Understanding the HIPAA individual right of access to health information

Aug. 29, 2017
Sue Bowman, MJ, RHIA, CCS FAHIMA Senior Director, Coding Policy and Compliance, AHIMA

Providing individuals access to their health information empowers them to be more in control of decisions regarding their health and increases their engagement in their own healthcare. The HIPAA Privacy Rule provides individuals or their personal representatives with a legal right of access to their protected health information maintained by HIPAA-covered entities that is used, in whole or in part, to make decisions about individuals.

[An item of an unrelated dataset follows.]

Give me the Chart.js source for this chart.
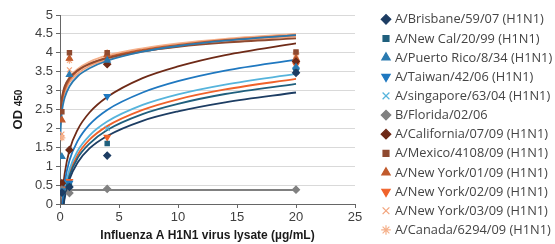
<!DOCTYPE html>
<html>
<head>
<meta charset="utf-8">
<script src="https://cdn.jsdelivr.net/npm/chart.js@4/dist/chart.umd.min.js"></script>
<style>
  html, body { margin: 0; padding: 0; background: #fff; }
  #wrap { width: 555px; height: 244px; position: relative; }
</style>
</head>
<body>
<div id="wrap"><canvas id="chart"></canvas></div>
<script>
// Strains (legend order)
const strains = [
    "A/Brisbane/59/07 (H1N1)",
    "A/New Cal/20/99 (H1N1)",
    "A/Puerto Rico/8/34 (H1N1)",
    "A/Taiwan/42/06 (H1N1)",
    "A/singapore/63/04 (H1N1)",
    "B/Florida/02/06",
    "A/California/07/09 (H1N1)",
    "A/Mexico/4108/09 (H1N1)",
    "A/New York/01/09 (H1N1)",
    "A/New York/02/09 (H1N1)",
    "A/New York/03/09 (H1N1)",
    "A/Canada/6294/09 (H1N1)"
];
const colors = ['#1d3d63', '#1f5f7d', '#2a7ab0', '#1f78c0', '#56b4dc', '#808080',
                '#6e2a17', '#8f4a30', '#c15a2c', '#f0622a', '#f2a37b', '#f5b08a'];
const markers = ['rectRot', 'rect', 'triangle', 'triangle', 'crossRot', 'rectRot',
                 'rectRot', 'rect', 'triangle', 'triangle', 'crossRot', 'star'];
const markerRot = [0, 0, 0, 180, 0, 0, 0, 0, 0, 180, 0, 0];

// Measured OD450 values (x = lysate µg/mL)
const doses = [0.16, 0.8, 4, 20];
const odBrisbane   = [0.30, 0.45, 1.28, 3.47];
const odNewCal     = [0.30, 0.47, 1.60, 3.50];
const odPuertoRico = [1.25, 3.42, 3.80, 3.62];
const odTaiwan     = [0.35, 0.55, 2.85, 3.55];
const odSingapore  = [0.30, 0.50, 2.00, 3.58];
const odFlorida    = [0.38, 0.29, 0.40, 0.38];
const odCalifornia = [0.55, 1.43, 3.70, 3.77];
const odMexico     = [2.44, 4.00, 4.00, 4.02];
const odNY01       = [2.22, 3.85, 3.95, 3.85];
const odNY02       = [0.40, 0.60, 1.77, 3.68];
const odNY03       = [1.85, 3.55, 3.98, 3.92];
const odCanada     = [1.75, 3.80, 4.00, 3.97];

// Trend curves
const fitX = [0.032, 0.06, 0.1, 0.16, 0.25, 0.4, 0.8, 1.5, 2.5, 4, 7, 10, 14, 20];
const fitBrisbane   = [-1.64, -1.19, -0.83, -0.49, -0.18, 0.16, 0.65, 1.10, 1.47, 1.80, 2.20, 2.45, 2.69, 2.95];
const fitNewCal     = [-1.69, -1.22, -0.83, -0.48, -0.14, 0.22, 0.74, 1.22, 1.60, 1.96, 2.38, 2.65, 2.91, 3.18];
const fitPuertoRico = [1.75, 2.02, 2.23, 2.43, 2.62, 2.82, 3.11, 3.38, 3.59, 3.79, 4.03, 4.18, 4.32, 4.47];
const fitTaiwan     = [-1.52, -1.00, -0.58, -0.19, 0.19, 0.58, 1.15, 1.67, 2.10, 2.49, 2.95, 3.25, 3.53, 3.82];
const fitSingapore  = [-1.61, -1.12, -0.72, -0.35, 0.00, 0.37, 0.91, 1.41, 1.81, 2.18, 2.62, 2.90, 3.16, 3.44];
const fitFlorida    = [0.37, 0.37, 0.37, 0.37, 0.37, 0.37, 0.37, 0.37, 0.37, 0.37, 0.37, 0.37, 0.37, 0.37];
const fitCalifornia = [-1.42, -0.86, -0.41, 0.00, 0.39, 0.81, 1.42, 1.97, 2.42, 2.83, 3.33, 3.64, 3.94, 4.25];
const fitMexico     = [2.30, 2.50, 2.67, 2.82, 2.96, 3.12, 3.34, 3.54, 3.71, 3.86, 4.04, 4.16, 4.27, 4.38];
const fitNY01       = [2.10, 2.33, 2.52, 2.69, 2.86, 3.03, 3.29, 3.52, 3.70, 3.88, 4.08, 4.21, 4.34, 4.47];
const fitNY02       = [-1.68, -1.19, -0.80, -0.43, -0.09, 0.28, 0.81, 1.30, 1.70, 2.06, 2.49, 2.77, 3.03, 3.31];
const fitNY03       = [2.00, 2.24, 2.43, 2.61, 2.78, 2.95, 3.22, 3.45, 3.65, 3.82, 4.03, 4.17, 4.30, 4.43];
const fitCanada     = [2.20, 2.43, 2.61, 2.78, 2.93, 3.10, 3.35, 3.57, 3.76, 3.93, 4.12, 4.25, 4.37, 4.50];

const pointSets = [odBrisbane, odNewCal, odPuertoRico, odTaiwan, odSingapore, odFlorida,
                   odCalifornia, odMexico, odNY01, odNY02, odNY03, odCanada];
const fitSets = [fitBrisbane, fitNewCal, fitPuertoRico, fitTaiwan, fitSingapore, fitFlorida,
                 fitCalifornia, fitMexico, fitNY01, fitNY02, fitNY03, fitCanada];

const toXY = (xs, ys) => xs.map((x, i) => ({ x: x, y: ys[i] }));

const datasets = [];
fitSets.forEach((ys, i) => {
    datasets.push({
        label: strains[i] + ' fit',
        data: toXY(fitX, ys),
        showLine: true,
        borderColor: colors[i],
        borderWidth: 1.8,
        pointRadius: 0,
        cubicInterpolationMode: 'monotone',
        order: 2
    });
});
pointSets.forEach((ys, i) => {
    datasets.push({
        label: strains[i],
        data: toXY(doses, ys),
        pointStyle: markers[i],
        rotation: markerRot[i],
        pointRadius: markers[i] === 'rect' ? 3 : 3.5,
        backgroundColor: colors[i],
        borderColor: colors[i],
        borderWidth: 1.2,
        order: 1
    });
});

// Y title "OD 450" with the smaller 450, and the side legend
const decorPlugin = {
    id: 'decor',
    afterDraw(chart) {
        const ctx = chart.ctx;
        const area = chart.chartArea;
        ctx.save();
        ctx.translate(18, (area.top + area.bottom) / 2);
        ctx.rotate(-Math.PI / 2);
        ctx.fillStyle = '#1a1a1a';
        ctx.textBaseline = 'middle';
        ctx.font = "bold 13px 'Liberation Sans', Arial, sans-serif";
        const w1 = ctx.measureText('OD ').width;
        ctx.font = "bold 10px 'Liberation Sans', Arial, sans-serif";
        const w2 = ctx.measureText('450').width;
        const x0 = -(w1 + w2) / 2;
        ctx.font = "bold 13px 'Liberation Sans', Arial, sans-serif";
        ctx.fillText('OD ', x0, 0);
        ctx.font = "bold 10px 'Liberation Sans', Arial, sans-serif";
        ctx.fillText('450', x0 + w1, 1);
        ctx.restore();

        // legend
        ctx.save();
        ctx.font = "12.8px 'Open Sans', sans-serif";
        ctx.textBaseline = 'middle';
        strains.forEach((name, i) => {
            const y = 19.3 + i * 19.15;
            ctx.fillStyle = colors[i];
            ctx.strokeStyle = colors[i];
            ctx.lineWidth = 1.2;
            Chart.helpers.drawPoint(ctx, {
                pointStyle: markers[i],
                rotation: markerRot[i],
                radius: markers[i] === 'rect' ? 4.2 : 4.8,
                borderWidth: 1.2
            }, 386, y);
            ctx.fillStyle = '#444';
            ctx.fillText(name, 395, y + 0.5);
        });
        ctx.restore();
    }
};

new Chart(document.getElementById('chart'), {
    type: 'scatter',
    data: { datasets: datasets },
    plugins: [decorPlugin],
    options: {
        responsive: true,
        maintainAspectRatio: false,
        animation: false,
        layout: { padding: { top: 15, right: 200, left: 0, bottom: 0 } },
        plugins: {
            legend: { display: false },
            tooltip: { enabled: false }
        },
        scales: {
            x: {
                type: 'linear',
                min: 0,
                max: 25,
                afterFit: (scale) => { scale.height = 40; },
                ticks: {
                    stepSize: 5,
                    color: '#404040',
                    padding: 2,
                    font: { family: "'Liberation Sans Narrow', 'Arial Narrow', 'Liberation Sans', sans-serif", size: 13 }
                },
                grid: { drawOnChartArea: false, tickLength: 4, tickColor: '#666' },
                border: { color: '#666', width: 1 },
                title: {
                    display: true,
                    text: 'Influenza A H1N1 virus lysate (µg/mL)',
                    color: '#1a1a1a',
                    padding: { top: 0, bottom: 1 },
                    font: { family: "'Liberation Sans', Arial, sans-serif", size: 12, weight: 'bold' }
                }
            },
            y: {
                min: 0,
                max: 5,
                afterFit: (scale) => { scale.width = 60; },
                ticks: {
                    stepSize: 0.5,
                    color: '#404040',
                    padding: 3,
                    callback: (v) => String(v),
                    font: { family: "'Liberation Sans Narrow', 'Arial Narrow', 'Liberation Sans', sans-serif", size: 13 }
                },
                grid: { color: '#d9d9d9', tickLength: 4, tickColor: '#666' },
                border: { color: '#666', width: 1 }
            }
        }
    }
});
</script>
</body>
</html>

The right of access established by the Privacy Rule includes the right to inspect or obtain a copy, or both, of one’s health information or to direct the HIPAA-covered entity to transmit a copy to a designated person or entity of the individual’s choice, such as a family member or mobile app. An individual’s request to direct his health information to another person must be in writing, signed by the individual, and clearly identify the designated person and where to send the information.

The Privacy Rule requires a covered entity to take reasonable steps to verify the identity of an individual making a request for access but does not mandate a particular form of verification. Unreasonable measures may not be imposed that would serve as barriers to or unreasonably delay the individual’s access to his health information. For example, requiring an individual who wants a copy of his medical record to come to the provider’s location to request access and provide proof of identity in person would be considered an unreasonable requirement.

The information requested must be provided in the format requested if it is readily producible in such format. For example, if the covered entity maintains health information electronically and the individual requests an electronic copy, the covered entity must accommodate this request, if possible. If the information is not available in the form or format requested, an easily readable hard copy of the information or another form or format to which the individual and covered entity can agree must be produced. Individuals must be provided access to their protected health information for as long as the information is maintained by the covered entity.

Access to the requested health information must be provided no later than 30 calendar days after receiving the individual’s or personal representative’s request. If the covered entity is unable to provide access within this time frame, the covered entity may extend the deadline for up to 30 days.

A reasonable, cost-based fee may be charged for an individual’s request for a copy of his health information. No fee may be charged for retrieving or handling the information or for processing the request. Although the Privacy Rule permits reasonable fees, the Office of Civil Rights recommends that covered entities provide individuals who request access to their health information with a copy free of charge.

Under limited circumstances, a covered entity may deny an individual’s request for access to his health information. For example, an individual may be denied access to health information if the covered entity obtained the requested information from someone other than a healthcare provider under a promise of confidentiality. Also, individuals do not have a right of access to psychotherapy notes or information compiled in reasonable anticipation of, or for use in, a civil, criminal, or administrative action or proceeding, though covered entities may provide access. Individuals have the right to request a review of some types of denials by a licensed healthcare professional who did not participate in the original denial decision.

A covered entity may require individuals to request access to their protected health information in writing or using the entity’s own form as long as use of this form does not create a barrier or unreasonably delay the individual from obtaining access to his information. HIPAA authorization is not required for individuals to request access to their health information, even to direct a copy to a third party. Since an authorization form requests more information than is necessary, requiring the use of a HIPAA authorization form may create impermissible obstacles to the exercise of an individual’s access rights.

The American Health Information Management Association (AHIMA) has developed a model form covered entities may wish to use as a template for requests for access to a patient’s health information by the patient or his personal representative. AHIMA’s Patient Request for Health Information Model Form (www.ahima.org/modelform) is intended to provide patients with a standardized mechanism to access their health information from a provider or healthcare organization and streamline the request process for patients to obtain their information. It is solely for requests for access to the patient’s health information by the patient or his designated representative.


  1. U.S. Department of Health and Human Services, Final Rule, “Standards for Privacy of Individually Identifiable Health Information,” Federal Register 65, No. 250 (Dec. 28, 2000): 82554-82558. https://www.gpo.gov/fdsys/pkg/FR-2000-12-28/pdf/00-32678.pdf
  2. U.S. Department of Health and Human Services, Office of Civil Rights, Individuals’ Right under HIPAA to Access their Health Information 45 CFR § 164.524.